- WORK TO DO -
Only the lines from the top of the listing below to the line that has "80, 90, 100];" should be echoed, with both ends kept and pictures left out.
— start —
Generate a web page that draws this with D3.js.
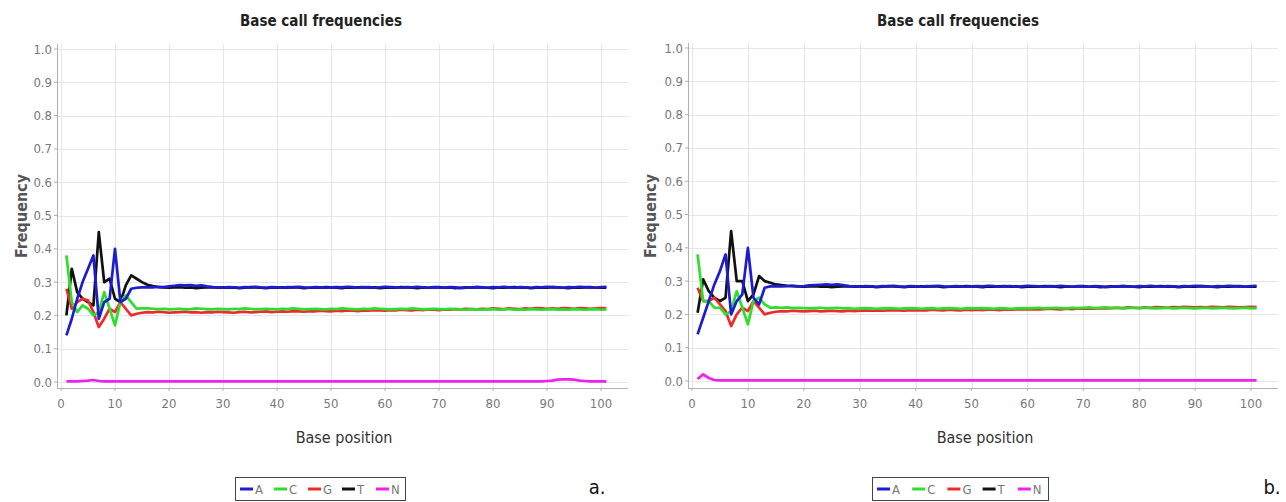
<!DOCTYPE html>
<html>
<head>
<meta charset="utf-8">
<script src="https://cdn.jsdelivr.net/npm/d3@7"></script>
<style>
  body { margin: 0; background: #fff; }
  text { font-family: "DejaVu Sans Condensed", "Liberation Sans Narrow", sans-serif; }
</style>
</head>
<body>
<svg id="chart" width="1286" height="502"></svg>
<script>
// ---- data ----
var positions = d3.range(1, 102);
var bases = ["A", "C", "G", "T", "N"];
var baseColors = ["#1c1cd0", "#2edd2e", "#ee2a2a", "#111111", "#ee22ee"];
var yTicks = [0, 0.1, 0.2, 0.3, 0.4, 0.5, 0.6, 0.7, 0.8, 0.9, 1.0];
var xTicks = [0, 10, 20, 30, 40, 50, 60, 70, 80, 90, 100];

// sample a.
var aA = [0.140,0.190,0.250,0.300,0.340,0.380,0.190,0.240,0.250,0.400,0.240,0.250,0.280,0.283,0.284,
  0.285,0.284,0.286,0.285,0.287,0.289,0.291,0.290,0.291,0.289,0.290,0.287,0.285,0.284,0.283,
  0.285,0.284,0.283,0.285,0.284,0.286,0.284,0.283,0.285,0.284,
  0.283,0.285,0.284,0.286,0.284,0.283,0.285,0.284,0.283,0.284,
  0.285,0.284,0.286,0.285,0.283,0.284,0.285,0.283,0.284,0.286,
  0.285,0.284,0.283,0.285,0.284,0.286,0.284,0.283,0.285,0.284,
  0.283,0.285,0.284,0.282,0.283,0.284,0.285,0.284,0.283,0.285,
  0.284,0.286,0.284,0.283,0.285,0.284,0.283,0.285,0.284,0.286,
  0.285,0.284,0.283,0.285,0.284,0.286,0.285,0.284,0.283,0.285,0.286];
var aC = [0.380,0.240,0.210,0.230,0.220,0.200,0.210,0.270,0.220,0.170,0.240,0.260,0.240,0.220,0.222,
  0.221,0.220,0.219,0.220,0.218,
  0.219,0.220,0.218,0.219,0.221,0.220,0.219,0.218,0.220,0.219,
  0.218,0.220,0.219,0.221,0.220,0.218,0.219,0.220,0.219,0.218,
  0.220,0.219,0.221,0.220,0.218,0.219,0.220,0.219,0.218,0.220,
  0.219,0.221,0.220,0.219,0.218,0.220,0.219,0.221,0.220,0.219,
  0.218,0.219,0.220,0.219,0.221,0.220,0.218,0.219,0.220,0.219,
  0.218,0.220,0.219,0.218,0.217,0.219,0.218,0.217,0.218,0.219,
  0.217,0.218,0.219,0.217,0.218,0.217,0.219,0.218,0.217,0.218,
  0.219,0.217,0.218,0.217,0.219,0.218,0.217,0.218,0.219,0.217,0.218];
var aG = [0.280,0.220,0.240,0.250,0.245,0.210,0.165,0.190,0.220,0.210,0.240,0.220,0.200,0.205,0.208,
  0.210,0.209,0.211,0.210,0.208,
  0.209,0.210,0.211,0.209,0.210,0.208,0.210,0.209,0.211,0.210,
  0.209,0.208,0.210,0.211,0.209,0.210,0.211,0.212,0.210,0.211,
  0.212,0.211,0.213,0.212,0.211,0.213,0.212,0.214,0.213,0.212,
  0.214,0.213,0.215,0.214,0.213,0.215,0.214,0.216,0.215,0.214,
  0.216,0.215,0.217,0.216,0.215,0.217,0.216,0.218,0.217,0.216,
  0.218,0.217,0.219,0.218,0.220,0.219,0.218,0.220,0.219,0.221,
  0.220,0.219,0.221,0.220,0.219,0.221,0.220,0.222,0.221,0.220,
  0.221,0.220,0.222,0.221,0.220,0.222,0.221,0.220,0.221,0.222,0.221];
var aT = [0.200,0.340,0.270,0.250,0.240,0.230,0.450,0.300,0.310,0.250,0.240,0.290,0.320,0.310,0.300,
  0.292,0.288,0.285,0.284,0.283,
  0.284,0.285,0.283,0.284,0.282,0.283,0.284,0.285,0.283,0.284,
  0.283,0.284,0.282,0.283,0.285,0.284,0.283,0.282,0.284,0.283,
  0.284,0.283,0.285,0.284,0.282,0.283,0.284,0.283,0.285,0.284,
  0.283,0.282,0.284,0.283,0.284,0.285,0.283,0.284,0.282,0.283,
  0.284,0.283,0.285,0.284,0.283,0.282,0.284,0.283,0.284,0.285,
  0.283,0.284,0.282,0.283,0.284,0.283,0.285,0.284,0.283,0.282,
  0.284,0.283,0.284,0.285,0.283,0.284,0.282,0.283,0.284,0.283,
  0.285,0.284,0.283,0.282,0.284,0.283,0.284,0.285,0.283,0.284,0.283];
var aN = [0.002,0.002,0.002,0.003,0.004,0.006,0.003,0.002,0.002,0.002,
  0.002,0.002,0.002,0.002,0.002,0.002,0.002,0.002,0.002,0.002,
  0.002,0.002,0.002,0.002,0.002,0.002,0.002,0.002,0.002,0.002,
  0.002,0.002,0.002,0.002,0.002,0.002,0.002,0.002,0.002,0.002,
  0.002,0.002,0.002,0.002,0.002,0.002,0.002,0.002,0.002,0.002,
  0.002,0.002,0.002,0.002,0.002,0.002,0.002,0.002,0.002,0.002,
  0.002,0.002,0.002,0.002,0.002,0.002,0.002,0.002,0.002,0.002,
  0.002,0.002,0.002,0.002,0.002,0.002,0.002,0.002,0.002,0.002,
  0.002,0.002,0.002,0.002,0.002,0.002,0.002,0.002,0.002,0.003,
  0.004,0.007,0.008,0.008,0.007,0.004,0.003,0.002,0.002,0.002,0.002];

// sample b.
var bA = [0.140,0.190,0.240,0.290,0.330,0.380,0.200,0.240,0.260,0.400,0.250,0.230,0.280,0.284,0.285,
  0.284,0.285,0.286,0.284,0.285,0.287,0.288,0.289,0.290,0.289,0.290,0.288,0.285,0.284,0.283,
  0.285,0.284,0.283,0.285,0.284,0.286,0.284,0.283,0.285,0.284,
  0.283,0.285,0.284,0.286,0.284,0.283,0.285,0.284,0.283,0.284,
  0.285,0.284,0.286,0.285,0.283,0.284,0.285,0.283,0.284,0.286,
  0.285,0.284,0.283,0.285,0.284,0.286,0.284,0.283,0.285,0.284,
  0.283,0.285,0.284,0.282,0.283,0.284,0.285,0.284,0.283,0.285,
  0.284,0.286,0.284,0.283,0.285,0.284,0.283,0.285,0.284,0.286,
  0.285,0.284,0.283,0.285,0.284,0.286,0.285,0.284,0.283,0.285,0.286];
var bC = [0.380,0.240,0.240,0.220,0.220,0.200,0.210,0.270,0.220,0.170,0.240,0.250,0.230,0.220,0.221,
  0.220,0.221,0.219,0.220,0.219,
  0.218,0.219,0.220,0.218,0.219,0.220,0.218,0.219,0.217,0.218,
  0.219,0.218,0.217,0.218,0.219,0.218,0.217,0.218,0.219,0.218,
  0.217,0.218,0.219,0.217,0.218,0.219,0.218,0.217,0.218,0.219,
  0.218,0.219,0.218,0.217,0.219,0.218,0.217,0.218,0.219,0.218,
  0.219,0.220,0.218,0.219,0.220,0.219,0.218,0.220,0.219,0.220,
  0.221,0.219,0.220,0.221,0.219,0.220,0.218,0.219,0.220,0.219,
  0.220,0.219,0.218,0.219,0.220,0.218,0.219,0.220,0.219,0.218,
  0.219,0.220,0.218,0.219,0.220,0.219,0.218,0.219,0.220,0.218,0.219];
var bG = [0.280,0.240,0.240,0.250,0.230,0.210,0.165,0.200,0.220,0.210,0.240,0.220,0.200,0.205,0.208,
  0.210,0.209,0.211,0.210,0.209,
  0.210,0.211,0.209,0.210,0.211,0.210,0.209,0.211,0.210,0.211,
  0.212,0.211,0.212,0.211,0.212,0.213,0.212,0.211,0.213,0.212,
  0.213,0.212,0.214,0.213,0.212,0.214,0.213,0.212,0.214,0.213,
  0.214,0.213,0.215,0.214,0.213,0.215,0.214,0.215,0.216,0.215,
  0.216,0.215,0.216,0.217,0.216,0.215,0.217,0.216,0.218,0.217,
  0.218,0.217,0.219,0.218,0.219,0.220,0.219,0.221,0.220,0.219,
  0.221,0.220,0.222,0.221,0.220,0.222,0.221,0.223,0.222,0.221,
  0.222,0.221,0.223,0.222,0.221,0.223,0.222,0.221,0.222,0.223,0.222];
var bT = [0.205,0.305,0.270,0.250,0.240,0.250,0.450,0.300,0.300,0.240,0.260,0.315,0.300,0.295,0.290,
  0.288,0.286,0.285,0.284,0.283,
  0.284,0.285,0.283,0.284,0.282,0.283,0.284,0.285,0.283,0.284,
  0.283,0.284,0.282,0.283,0.285,0.284,0.283,0.282,0.284,0.283,
  0.284,0.283,0.285,0.284,0.282,0.283,0.284,0.283,0.285,0.284,
  0.283,0.282,0.284,0.283,0.284,0.285,0.283,0.284,0.282,0.283,
  0.284,0.283,0.285,0.284,0.283,0.282,0.284,0.283,0.284,0.285,
  0.283,0.284,0.282,0.283,0.284,0.283,0.285,0.284,0.283,0.282,
  0.284,0.283,0.284,0.285,0.283,0.284,0.282,0.283,0.284,0.283,
  0.285,0.284,0.283,0.282,0.284,0.283,0.284,0.285,0.283,0.284,0.283];
var bN = [0.006,0.020,0.009,0.003,0.002,0.002,0.002,0.002,0.002,0.002,
  0.002,0.002,0.002,0.002,0.002,0.002,0.002,0.002,0.002,0.002,
  0.002,0.002,0.002,0.002,0.002,0.002,0.002,0.002,0.002,0.002,
  0.002,0.002,0.002,0.002,0.002,0.002,0.002,0.002,0.002,0.002,
  0.002,0.002,0.002,0.002,0.002,0.002,0.002,0.002,0.002,0.002,
  0.002,0.002,0.002,0.002,0.002,0.002,0.002,0.002,0.002,0.002,
  0.002,0.002,0.002,0.002,0.002,0.002,0.002,0.002,0.002,0.002,
  0.002,0.002,0.002,0.002,0.002,0.002,0.002,0.002,0.002,0.002,
  0.002,0.002,0.002,0.002,0.002,0.002,0.002,0.002,0.002,0.002,
  0.002,0.002,0.002,0.002,0.002,0.002,0.002,0.002,0.002,0.002,0.002];

var panels = [
  { label: "a.", series: [aA, aC, aG, aT, aN],
    axisX: 57, x0: 61, x100: 601, right: 628, top: 44, y1: 49, y0: 382, axisY: 388,
    titleX: 321, freqX: 27, bpX: 344, legendX: 235, legendW: 170, labelX: 597 },
  { label: "b.", series: [bA, bC, bG, bT, bN],
    axisX: 688, x0: 692, x100: 1251, right: 1278, top: 43, y1: 48, y0: 381, axisY: 388,
    titleX: 958, freqX: 656, bpX: 985, legendX: 872, legendW: 176, labelX: 1272 }
];

var svg = d3.select("#chart");

panels.forEach(function (p) {
  var g = svg.append("g");
  var x = d3.scaleLinear().domain([0, 100]).range([p.x0, p.x100]);
  var y = d3.scaleLinear().domain([0, 1]).range([p.y0, p.y1]);

  // grid
  g.selectAll(".hgrid").data(yTicks).enter().append("line")
    .attr("x1", p.axisX).attr("x2", p.right)
    .attr("y1", function (d) { return Math.round(y(d)) + 0.5; })
    .attr("y2", function (d) { return Math.round(y(d)) + 0.5; })
    .attr("stroke", "#e6e6e6").attr("stroke-width", 1);
  g.selectAll(".vgrid").data(xTicks).enter().append("line")
    .attr("y1", p.top).attr("y2", p.axisY)
    .attr("x1", function (d) { return Math.round(x(d)) + 0.5; })
    .attr("x2", function (d) { return Math.round(x(d)) + 0.5; })
    .attr("stroke", "#e6e6e6").attr("stroke-width", 1);

  // axes lines
  g.append("line").attr("x1", p.axisX + 0.5).attr("x2", p.axisX + 0.5)
    .attr("y1", p.top).attr("y2", p.axisY).attr("stroke", "#b0b0b0");
  g.append("line").attr("x1", p.axisX).attr("x2", p.right)
    .attr("y1", p.axisY + 0.5).attr("y2", p.axisY + 0.5).attr("stroke", "#b0b0b0");

  // y ticks
  var yt = g.selectAll(".ytick").data(yTicks).enter().append("g")
    .attr("transform", function (d) { return "translate(0," + y(d) + ")"; });
  yt.append("line").attr("x1", p.axisX - 3).attr("x2", p.axisX).attr("stroke", "#b0b0b0");
  yt.append("text").attr("x", p.axisX - 5).attr("dy", "0.35em")
    .attr("text-anchor", "end").attr("font-size", 13).attr("fill", "#777")
    .text(function (d) { return d3.format(".1f")(d); });

  // x ticks
  var xt = g.selectAll(".xtick").data(xTicks).enter().append("g")
    .attr("transform", function (d) { return "translate(" + x(d) + ",0)"; });
  xt.append("line").attr("y1", p.axisY).attr("y2", p.axisY + 3).attr("stroke", "#b0b0b0");
  xt.append("text").attr("y", p.axisY + 20).attr("text-anchor", "middle")
    .attr("font-size", 13).attr("fill", "#777").text(function (d) { return d; });

  // series, drawn in reverse so A is on top
  var line = d3.line().x(function (d, i) { return x(positions[i]); })
    .y(function (d) { return y(d); });
  for (var s = bases.length - 1; s >= 0; s--) {
    g.append("path").datum(p.series[s]).attr("d", line)
      .attr("fill", "none").attr("stroke", baseColors[s])
      .attr("stroke-width", 2.7).attr("stroke-linejoin", "round");
  }

  // titles
  g.append("text").attr("x", p.titleX).attr("y", 26).attr("text-anchor", "middle")
    .attr("font-size", 15).attr("font-weight", "bold").attr("fill", "#222")
    .text("Base call frequencies");
  g.append("text").attr("transform", "translate(" + p.freqX + ",216) rotate(-90)")
    .attr("text-anchor", "middle").attr("font-size", 16).attr("font-weight", "bold")
    .attr("fill", "#555").attr("font-family", "DejaVu Sans").text("Frequency");
  g.append("text").attr("x", p.bpX).attr("y", 443).attr("text-anchor", "middle")
    .attr("font-size", 16).attr("fill", "#333").text("Base position");

  // legend
  var lg = g.append("g").attr("transform", "translate(" + p.legendX + ",477)");
  lg.append("rect").attr("x", 0.5).attr("y", 0.5).attr("width", p.legendW).attr("height", 23)
    .attr("fill", "#fff").attr("stroke", "#444");
  var step = p.legendW / 5;
  var items = lg.selectAll(".item").data(bases).enter().append("g")
    .attr("transform", function (d, i) { return "translate(" + (5 + i * step) + ",12)"; });
  items.append("line").attr("x1", 0).attr("x2", 13)
    .attr("stroke", function (d, i) { return baseColors[i]; }).attr("stroke-width", 3);
  items.append("text").attr("x", 15).attr("dy", "0.35em").attr("font-size", 13)
    .attr("fill", "#777").text(function (d) { return d; });

  g.append("text").attr("x", p.labelX).attr("y", 494).attr("text-anchor", "middle")
    .attr("font-size", 20).attr("fill", "#111").attr("font-family", "DejaVu Sans")
    .text(p.label);
});
</script>
</body>
</html>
— end —
- TASK RESULT -
Generate a web page that draws this with D3.js.
<!DOCTYPE html>
<html>
<head>
<meta charset="utf-8">
<script src="https://cdn.jsdelivr.net/npm/d3@7"></script>
<style>
  body { margin: 0; background: #fff; }
  text { font-family: "DejaVu Sans Condensed", "Liberation Sans Narrow", sans-serif; }
</style>
</head>
<body>
<svg id="chart" width="1286" height="502"></svg>
<script>
// ---- data ----
var positions = d3.range(1, 102);
var bases = ["A", "C", "G", "T", "N"];
var baseColors = ["#1c1cd0", "#2edd2e", "#ee2a2a", "#111111", "#ee22ee"];
var yTicks = [0, 0.1, 0.2, 0.3, 0.4, 0.5, 0.6, 0.7, 0.8, 0.9, 1.0];
var xTicks = [0, 10, 20, 30, 40, 50, 60, 70, 80, 90, 100];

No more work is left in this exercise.